Note de concordance : 8/10

 

Fouiller la noirceur des failles et y faire rentrer la lumière. Capturer le soleil californien à l'heure où il faiblit, en faire une torche pour ses tunnels intimes.

L'air de rien, les contrastes californiens ont trusté cette expérience B.O.L.

 

En choisissant les canadiens de Timber Timbre pour m'attaquer au mythe de la saga Harry Bosch, j'ignorais que leur nouvel album avait été enregistré à Los Angeles, à Laurel Canyon. Soit à trois ou quatre palmiers de la maison sur pilotis du flic inventé par Michael Connelly.
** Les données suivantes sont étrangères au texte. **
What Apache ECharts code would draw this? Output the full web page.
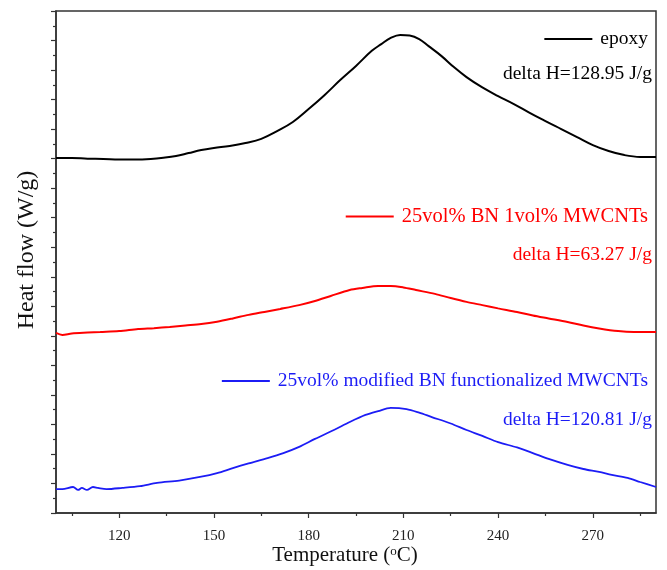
<!DOCTYPE html>
<html>
<head>
<meta charset="utf-8">
<script src="https://cdn.jsdelivr.net/npm/echarts@6/dist/echarts.min.js"></script>
<style>
  html, body { margin: 0; padding: 0; background: #fff; }
  #chart { width: 667px; height: 570px; }
</style>
</head>
<body>
<div id="chart"></div>
<script>
var chartDom = document.getElementById("chart");
var chart = echarts.init(chartDom, null, {renderer: "canvas"});

// temperatures (°C) and heat flow (stacked, arbitrary units)
var epoxyTemp = [100, 105, 110, 115, 120, 125, 130, 134, 138, 142, 146, 150, 155, 160, 165, 170, 175, 180, 185, 190, 195, 200, 203, 206, 209, 212, 215, 218, 222, 226, 230, 235, 240, 245, 250, 255, 260, 265, 270, 275, 280, 285, 290];
var epoxyFlow = [12.02, 12.02, 12.00, 11.99, 11.97, 11.97, 11.99, 12.03, 12.09, 12.19, 12.29, 12.36, 12.43, 12.53, 12.67, 12.93, 13.24, 13.68, 14.15, 14.66, 15.14, 15.65, 15.88, 16.09, 16.19, 16.17, 16.05, 15.81, 15.48, 15.10, 14.76, 14.41, 14.12, 13.85, 13.55, 13.27, 13.00, 12.73, 12.46, 12.26, 12.12, 12.06, 12.06];

var bnTemp = [100, 102, 105, 110, 114, 120, 126, 131, 136, 141, 146, 151, 156, 161, 166, 171, 177, 182, 187, 193, 197, 202, 206, 210, 214, 220, 225, 230, 235, 240, 246, 251, 256, 262, 267, 272, 278, 283, 290];
var bnFlow = [6.10, 6.03, 6.08, 6.11, 6.13, 6.16, 6.23, 6.26, 6.30, 6.35, 6.40, 6.48, 6.59, 6.71, 6.81, 6.91, 7.04, 7.18, 7.35, 7.55, 7.62, 7.69, 7.69, 7.64, 7.55, 7.42, 7.28, 7.15, 7.04, 6.93, 6.81, 6.69, 6.59, 6.47, 6.35, 6.25, 6.16, 6.13, 6.13];

var modTemp = [100, 102, 105.4, 107, 108.2, 109.8, 111.7, 113.3, 116, 121, 126.6, 132, 139, 145.6, 151, 156, 161, 167, 172, 177, 182, 188, 193, 198, 202, 206, 211, 215, 219, 225, 230, 235, 240, 246, 251, 256, 262, 267, 272, 276, 281, 285, 290];
var modFlow = [0.81, 0.81, 0.88, 0.78, 0.85, 0.78, 0.88, 0.85, 0.81, 0.85, 0.91, 1.02, 1.10, 1.22, 1.35, 1.52, 1.68, 1.86, 2.03, 2.24, 2.51, 2.81, 3.08, 3.32, 3.45, 3.56, 3.52, 3.40, 3.25, 3.03, 2.81, 2.61, 2.40, 2.22, 2.03, 1.83, 1.63, 1.49, 1.39, 1.29, 1.19, 1.05, 0.88];

var majorTicks = [120, 150, 180, 210, 240, 270];
var minorTicks = [105, 135, 165, 195, 225, 255, 285];

var names = ["epoxy", "25vol% BN 1vol% MWCNTs", "25vol% modified BN functionalized MWCNTs"];
var deltaH = ["delta H=128.95 J/g", "delta H=63.27 J/g", "delta H=120.81 J/g"];
var colors = ["#000000", "#ff0000", "#1c1cf5"];

function pairs(xs, ys) {
  return xs.map(function (x, i) { return [x, ys[i]]; });
}

var serif = "Liberation Serif";
var axisColor = "#333";

chart.setOption({
  animation: false,
  grid: {
    left: 56, right: 11, top: 11, bottom: 57,
    outerBoundsMode: "none",
    show: true, borderColor: axisColor, borderWidth: 1.5
  },
  legend: [0, 1, 2].map(function (i) {
    return {
      data: [names[i]],
      icon: "rect",
      right: 14,
      top: [24, 201, 366][i],
      itemWidth: 48,
      itemHeight: 2.2,
      itemGap: 0,
      textStyle: {color: colors[i], fontFamily: serif, fontSize: [19.5, 20.5, 19.5][i], padding: [0, 0, 0, 3]},
      selectedMode: false
    };
  }),
  graphic: [0, 1, 2].map(function (i) {
    return {
      type: "text",
      right: 15,
      top: [64, 245, 410][i],
      style: {text: deltaH[i], fill: colors[i], font: "19.5px " + serif}
    };
  }),
  xAxis: [
    {
      type: "value",
      min: 100, max: 290,
      name: "Temperature ({sup|o}C)",
      nameLocation: "middle",
      nameGap: 32,
      nameMoveOverlap: false,
      nameTextStyle: {
        fontFamily: serif, fontSize: 21, color: "#111", padding: [0, 22, 0, 0],
        rich: {sup: {fontFamily: serif, fontSize: 13, color: "#111", verticalAlign: "top"}}
      },
      axisLine: {lineStyle: {color: axisColor, width: 1.5}},
      axisTick: {customValues: majorTicks, length: 5, lineStyle: {color: axisColor, width: 1.2}},
      axisLabel: {customValues: majorTicks, fontFamily: serif, fontSize: 15, color: "#222", margin: 16},
      splitLine: {show: false}
    },
    {
      type: "value",
      min: 100, max: 290,
      position: "bottom",
      axisLine: {show: false},
      axisTick: {customValues: minorTicks, length: 3, lineStyle: {color: axisColor, width: 1.2}},
      axisLabel: {show: false},
      splitLine: {show: false}
    }
  ],
  yAxis: {
    type: "value",
    min: 0, max: 17, interval: 1,
    name: "Heat flow (W/g)",
    nameLocation: "middle",
    nameGap: 17,
    nameTextStyle: {fontFamily: serif, fontSize: 24, color: "#111", padding: [0, 0, 0, 24]},
    axisLine: {lineStyle: {color: axisColor, width: 1.5}},
    axisTick: {length: 5, lineStyle: {color: axisColor, width: 1.2}},
    minorTick: {show: true, splitNumber: 2, length: 3, lineStyle: {color: axisColor, width: 1.2}},
    axisLabel: {show: false},
    splitLine: {show: false}
  },
  series: [
    {name: names[0], type: "line", data: pairs(epoxyTemp, epoxyFlow), smooth: 0.4, symbol: "none",
     lineStyle: {color: colors[0], width: 2}, itemStyle: {color: colors[0]}},
    {name: names[1], type: "line", data: pairs(bnTemp, bnFlow), smooth: 0.3, symbol: "none",
     lineStyle: {color: colors[1], width: 2}, itemStyle: {color: colors[1]}},
    {name: names[2], type: "line", data: pairs(modTemp, modFlow), smooth: 0.3, symbol: "none",
     lineStyle: {color: colors[2], width: 1.8}, itemStyle: {color: colors[2]}}
  ]
});
</script>
</body>
</html>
Le genre de coïncidences qui me font adorer dégoter les Bandes Originales de Livres. Bien que le hasard ait ses limites : ce sont les ambiances polar, le saxophone alternativement ardent ou grisé, le mariage luxuriant entre les vibratos de guitares du far-west et les violons lumineux qui, à peine écoutés, m'ont convaincu qu'ils seraient dignes d'illustrer la lecture de cette enquête en pleine Cité des Anges. Cité qui, dans un jeu de miroir, avait fondu sur le travail habituellement + sombre et introspectif de Timber Timbre, le groupe de Taylor Kirk.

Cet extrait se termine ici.